* _What you will do_: Repeat the material exactly from its first line to the line that includes "1640,1650,1660,1670,1680, 1690,1698,1709,1720,1732, 1748];". Skip pictures.
==============================
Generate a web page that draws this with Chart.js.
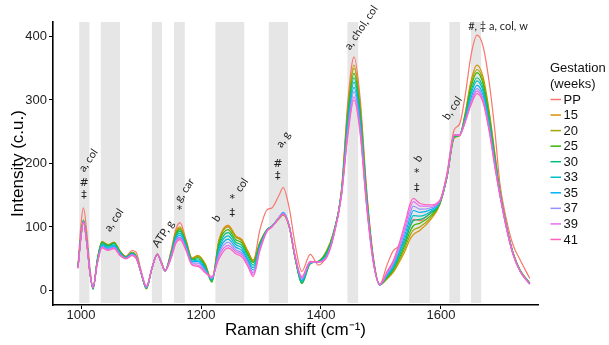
<!DOCTYPE html>
<html>
<head>
<meta charset="utf-8">
<script src="https://cdn.jsdelivr.net/npm/chart.js@4/dist/chart.umd.min.js"></script>
<style>
  html, body { margin: 0; padding: 0; background: #ffffff; }
  #wrap { width: 609px; height: 345px; }
</style>
</head>
<body>
<div id="wrap"><canvas id="c" width="609" height="345"></canvas></div>
<script>
// ---------------- DATA ----------------
const wavenumber = [995,1000,1004,1010,1015, 1020,1027,1035,1045,1055, 1065,1075,1085,1092,1100,
  1109,1118,1127,1134,1140, 1150,1158,1165,1175,1185, 1195,1207,1218,1230,1245,
  1258,1268,1278,1287,1298, 1310,1318,1330,1337,1347, 1357,1368,1382,1396,1410,
  1420,1434,1445,1455,1465, 1476,1487,1498,1510,1520, 1529,1540,1548,1554,1565,
  1582,1598,1610,1622,1631, 1640,1650,1660,1670,1680, 1690,1698,1709,1720,1732, 1748];

const seriesNames = ['PP','15','20','25','30','33','35','37','39','41'];
const seriesColors = ['#F8766D','#D89000','#A3A500','#39B600','#00BF7D','#00BFC4','#00B0F6','#9590FF','#E76BF3','#FF62BC'];

const sPP = [40,105,130,88,35, 5,45,74,70,74, 62,54,63,60,32, 4,35,58,45,31, 62,96,107,80,51,
  55,40,18,78,101, 85,80,62,46,95, 127,130,150,162,130, 72,30,57,40,56, 85,158,300,368,305,
  160,55,10,40,62, 69,78,100,112,110, 122,138,185,253,262, 305,370,402,385,330, 250,170,112,72,48, 19];
const s15 = [38,88,111,74,28, 3,48,77,72,76, 62,53,60,54,28, 3,34,57,44,31, 60,92,100,78,51,
  55,42,16,80,103, 86,80,62,48,76, 96,101,113,119,100, 50,15,43,46,62, 88,156,290,355,295,
  155,52,9,18,28, 42,62,80,88,95, 111,135,178,240,244, 278,330,355,337,285, 215,158,102,60,32, 12];
const s20 = [38,88,111,74,28, 2,48,77,72,76, 62,53,60,54,28, 3,34,57,44,31, 59,90,98,77,50,
  54,41,14,78,100, 84,78,60,46,75, 96,101,113,120,100, 50,12,42,46,64, 89,155,286,350,290,
  153,51,9,19,30, 45,67,86,95,100, 114,136,178,241,244, 276,325,348,331,280, 212,157,102,60,32, 12];
const s25 = [37,87,110,73,28, 2,47,76,71,75, 61,53,59,53,28, 3,34,57,44,31, 58,88,96,75,49,
  52,39,13,74,96, 80,75,57,44,74, 96,101,114,120,101, 51,11,42,46,62, 88,154,280,342,284,
  150,50,9,20,32, 48,72,92,102,106, 117,137,179,242,244, 274,320,343,326,276, 208,156,101,59,31, 11];
const s30 = [37,87,110,73,27, 3,46,75,70,74, 60,52,59,53,28, 4,34,57,44,31, 57,86,93,73,48,
  50,37,15,70,91, 76,71,54,40,72, 95,101,114,121,101, 51,12,43,46,60, 86,153,274,335,278,
  147,49,9,22,34, 52,77,99,110,112, 121,138,179,242,244, 272,314,335,319,270, 205,155,101,59,31, 11];
const s33 = [37,86,109,72,27, 3,45,73,68,72, 59,52,58,52,28, 4,34,57,43,31, 56,84,90,71,46,
  48,35,17,66,86, 72,67,50,36,70, 95,101,115,122,102, 52,14,43,45,58, 85,152,268,328,272,
  144,48,9,23,36, 55,82,106,118,117, 124,139,180,243,245, 270,309,330,314,266, 202,154,100,58,31, 11];
const s35 = [36,86,109,72,27, 4,44,71,66,70, 58,51,57,52,29, 5,34,57,43,31, 54,81,87,69,45,
  46,33,18,62,81, 68,63,47,32,68, 95,101,115,123,102, 52,16,44,45,56, 84,151,262,320,266,
  141,48,9,24,39, 58,88,113,126,123, 127,140,180,244,245, 268,303,323,308,262, 200,153,100,58,30, 11];
const s37 = [36,85,108,71,27, 4,43,69,65,68, 57,51,56,51,29, 5,34,57,43,31, 53,78,84,67,43,
  43,31,19,58,76, 64,59,44,28,66, 94,100,115,122,102, 53,18,44,45,55, 83,150,256,313,260,
  138,47,9,26,41, 62,94,120,133,128, 130,140,181,244,245, 266,298,318,303,258, 197,152,99,58,30, 10];
const s39 = [35,85,108,71,26, 5,42,68,64,67, 56,50,56,51,29, 6,34,57,43,31, 52,76,82,65,41,
  40,29,20,54,71, 61,56,41,25,64, 94,100,114,121,101, 53,20,45,45,54, 82,149,250,305,253,
  135,46,9,28,44, 66,100,128,140,133, 133,141,181,245,245, 265,295,314,299,255, 195,151,99,57,30, 10];
const s41 = [35,84,107,70,26, 5,41,67,63,66, 55,50,55,50,30, 7,34,57,43,31, 50,74,80,63,40,
  38,28,22,50,67, 58,53,38,22,62, 93,100,114,120,101, 54,22,46,45,53, 81,148,246,300,249,
  132,45,9,30,46, 70,106,135,145,137, 135,142,182,245,244, 264,292,310,296,252, 193,150,98,57,30, 10];

const seriesValues = [sPP, s15, s20, s25, s30, s33, s35, s37, s39, s41];

// shaded wavenumber bands (start, end)
const bandStart = [997, 1033, 1118, 1155, 1224, 1313, 1444, 1547, 1614, 1650];
const bandEnd   = [1014, 1065, 1135, 1173, 1272, 1345, 1462, 1582, 1632, 1667];

const xTicks = [1000, 1200, 1400, 1600];
const yTicks = [0, 100, 200, 300, 400];

// peak annotations: text, wavenumber, intensity
const noteText = ['a, col','a, col','ATP, g','g, car','b','col','a, g','a, chol, col','b','b, col','#, \u2021 a, col, w'];
const noteX    = [1012, 1055, 1137, 1172.5, 1226, 1268, 1337, 1467, 1562, 1619, 1695];
const noteY    = [205, 111, 89, 158, 114, 166, 238, 414, 208, 287, 415.5];
const noteRot  = [true, true, true, true, true, true, true, true, true, true, false];

// significance marks: symbol, wavenumber, intensity
const markText = ['#', '\u2021', '*', '\u2021', '*', '\u2021', '#', '\u2021', '*'];
const markX    = [1005, 1005, 1164, 1252, 1252, 1328, 1328, 1559.5, 1559.5];
const markY    = [169, 150.4, 126.8, 122, 143.6, 180.8, 199.2, 161, 185.5];

// ---------------- CHART ----------------
const datasets = seriesNames.map((name, i) => ({
  label: name,
  data: wavenumber.map((w, j) => ({ x: w, y: seriesValues[i][j] })),
  borderColor: seriesColors[i],
  backgroundColor: seriesColors[i],
  borderWidth: 1.2,
  pointRadius: 0,
  fill: false,
  cubicInterpolationMode: 'monotone',
  order: seriesNames.length - i
}));

const bandsPlugin = {
  id: 'bands',
  beforeDatasetsDraw(chart) {
    const { ctx, chartArea, scales: { x } } = chart;
    ctx.save();
    ctx.fillStyle = '#e6e6e6';
    for (let i = 0; i < bandStart.length; i++) {
      const x0 = x.getPixelForValue(bandStart[i]);
      const x1 = x.getPixelForValue(bandEnd[i]);
      ctx.fillRect(x0, chartArea.top, x1 - x0, chartArea.bottom - chartArea.top - 2);
    }
    ctx.restore();
  }
};

const notesPlugin = {
  id: 'notes',
  afterDatasetsDraw(chart) {
    const { ctx, scales: { x, y } } = chart;
    ctx.save();
    ctx.fillStyle = '#222';
    ctx.textAlign = 'center';
    ctx.textBaseline = 'middle';
    ctx.font = '11px Lato, "Open Sans", sans-serif';
    for (let i = 0; i < noteText.length; i++) {
      const px = x.getPixelForValue(noteX[i]);
      const py = y.getPixelForValue(noteY[i]);
      ctx.save();
      ctx.translate(px, py);
      if (noteRot[i]) ctx.rotate(-56 * Math.PI / 180);
      ctx.fillText(noteText[i], 0, 0);
      ctx.restore();
    }
    ctx.font = '11px "DejaVu Sans", sans-serif';
    for (let i = 0; i < markText.length; i++) {
      ctx.fillText(markText[i], x.getPixelForValue(markX[i]), y.getPixelForValue(markY[i]));
    }
    ctx.restore();
  }
};

const legendPlugin = {
  id: 'customLegend',
  afterDraw(chart) {
    const { ctx } = chart;
    ctx.save();
    ctx.fillStyle = '#111';
    ctx.textAlign = 'left';
    ctx.textBaseline = 'middle';
    ctx.font = '13px "Liberation Sans", Arial, sans-serif';
    ctx.fillText('Gestation', 550, 68);
    ctx.fillText('(weeks)', 550, 84);
    chart.data.datasets.forEach((ds, i) => {
      const yy = 99.5 + i * 15.55;
      ctx.strokeStyle = ds.borderColor;
      ctx.lineWidth = 1.5;
      ctx.beginPath();
      ctx.moveTo(550.5, yy);
      ctx.lineTo(561, yy);
      ctx.stroke();
      ctx.fillStyle = '#111';
      ctx.fillText(ds.label, 563.5, yy + 0.5);
    });
    ctx.restore();
  }
};

new Chart(document.getElementById('c'), {
  type: 'line',
  data: { datasets },
  plugins: [bandsPlugin, notesPlugin, legendPlugin],
  options: {
    responsive: false,
    animation: false,
    devicePixelRatio: 1,
    layout: { padding: { left: 0, right: 71, top: 22, bottom: 0 } },
    plugins: { legend: { display: false }, tooltip: { enabled: false } },
    scales: {
      x: {
        type: 'linear',
        min: 953.3,
        max: 1761.7,
        afterFit: s => { s.height = 40; },
        afterBuildTicks: s => { s.ticks = xTicks.map(v => ({ value: v })); },
        grid: { display: true, drawOnChartArea: false, drawTicks: true, tickLength: 4, color: '#000', lineWidth: 1 },
        border: { display: true, color: '#000', width: 1.6 },
        ticks: { color: '#222', padding: -1, maxRotation: 0, callback: v => String(v),
                 font: { family: '"Liberation Sans", Arial, sans-serif', size: 13 } },
        title: { display: true, text: 'Raman shift (cm\u207B\u00B9)', color: '#000',
                 font: { family: '"Liberation Sans", Arial, sans-serif', size: 17, lineHeight: 1.2 },
                 padding: { top: 0, bottom: 4 } }
      },
      y: {
        type: 'linear',
        min: -22.83,
        max: 422.8,
        afterFit: s => { s.width = 53; },
        afterBuildTicks: s => { s.ticks = yTicks.map(v => ({ value: v })); },
        grid: { display: true, drawOnChartArea: false, drawTicks: true, tickLength: 4, color: '#000', lineWidth: 1 },
        border: { display: true, color: '#000', width: 1.6 },
        ticks: { color: '#222', padding: 2, callback: v => String(v),
                 font: { family: '"Liberation Sans", Arial, sans-serif', size: 13 } },
        title: { display: true, text: 'Intensity (c.u.)', color: '#000',
                 font: { family: '"Liberation Sans", Arial, sans-serif', size: 17, lineHeight: 1.2 },
                 padding: { top: 8, bottom: 0 } }
      }
    }
  }
});
</script>
</body>
</html>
==============================
* _Result_:
Generate a web page that draws this with Chart.js.
<!DOCTYPE html>
<html>
<head>
<meta charset="utf-8">
<script src="https://cdn.jsdelivr.net/npm/chart.js@4/dist/chart.umd.min.js"></script>
<style>
  html, body { margin: 0; padding: 0; background: #ffffff; }
  #wrap { width: 609px; height: 345px; }
</style>
</head>
<body>
<div id="wrap"><canvas id="c" width="609" height="345"></canvas></div>
<script>
// ---------------- DATA ----------------
const wavenumber = [995,1000,1004,1010,1015, 1020,1027,1035,1045,1055, 1065,1075,1085,1092,1100,
  1109,1118,1127,1134,1140, 1150,1158,1165,1175,1185, 1195,1207,1218,1230,1245,
  1258,1268,1278,1287,1298, 1310,1318,1330,1337,1347, 1357,1368,1382,1396,1410,
  1420,1434,1445,1455,1465, 1476,1487,1498,1510,1520, 1529,1540,1548,1554,1565,
  1582,1598,1610,1622,1631, 1640,1650,1660,1670,1680, 1690,1698,1709,1720,1732, 1748];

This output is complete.